The agent follows a policy to choose actions, observes outcomes, and updates its strategy to maximize cumulative reward over time. Key elements include the agent, environment, reward function, and value estimation.
It differs from supervised learning because it does not rely on labeled examples and instead discovers optimal behavior through exploration and feedback.
A person learning to play chess improves by playing games, noting which moves lead to wins or losses, and gradually choosing better moves without step-by-step instructions from a coach.
key takeaways
- Reinforcement learning uses rewards instead of labeled data to guide learning.
- It powers systems that need sequential decisions such as game playing and robot control.
- Core algorithms include Q-learning, deep Q-networks, and policy gradient methods.
- A central challenge is balancing exploration of new actions with exploitation of known good actions.
- Training often requires large numbers of interactions, making simulation environments common.
the 2026 job market
Demand grows for engineers who can apply reinforcement learning to robotics, logistics optimization, and recommendation systems as firms move from research prototypes to production decision-making agents in 2026.
frequently asked questions
How does reinforcement learning differ from supervised learning?

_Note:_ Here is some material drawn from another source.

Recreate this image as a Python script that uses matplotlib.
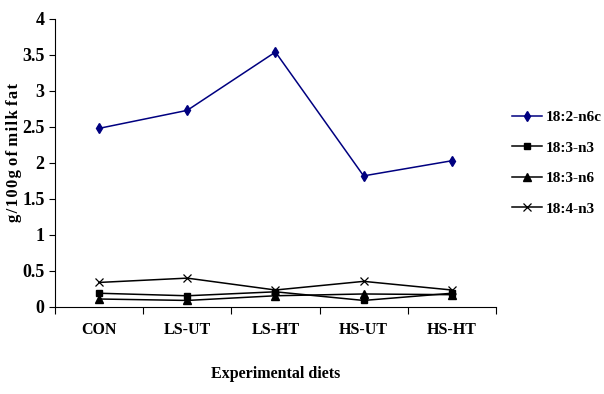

Supervised learning trains on labeled examples while reinforcement learning learns from rewards received after actions. No direct correct answers are provided during training.
What are common real-world uses of reinforcement learning?
Applications include training game agents, controlling robotic arms, optimizing data center cooling, and managing inventory in supply chains.
Why is exploration versus exploitation important in reinforcement learning?
The agent must try new actions to discover better strategies while also using actions already known to give high rewards. Poor balance leads to suboptimal or slow learning.
What skills are needed to start working with reinforcement learning?
Strong Python, probability, and neural network knowledge form the base. Familiarity with frameworks such as Stable Baselines or RLlib helps practitioners run experiments quickly.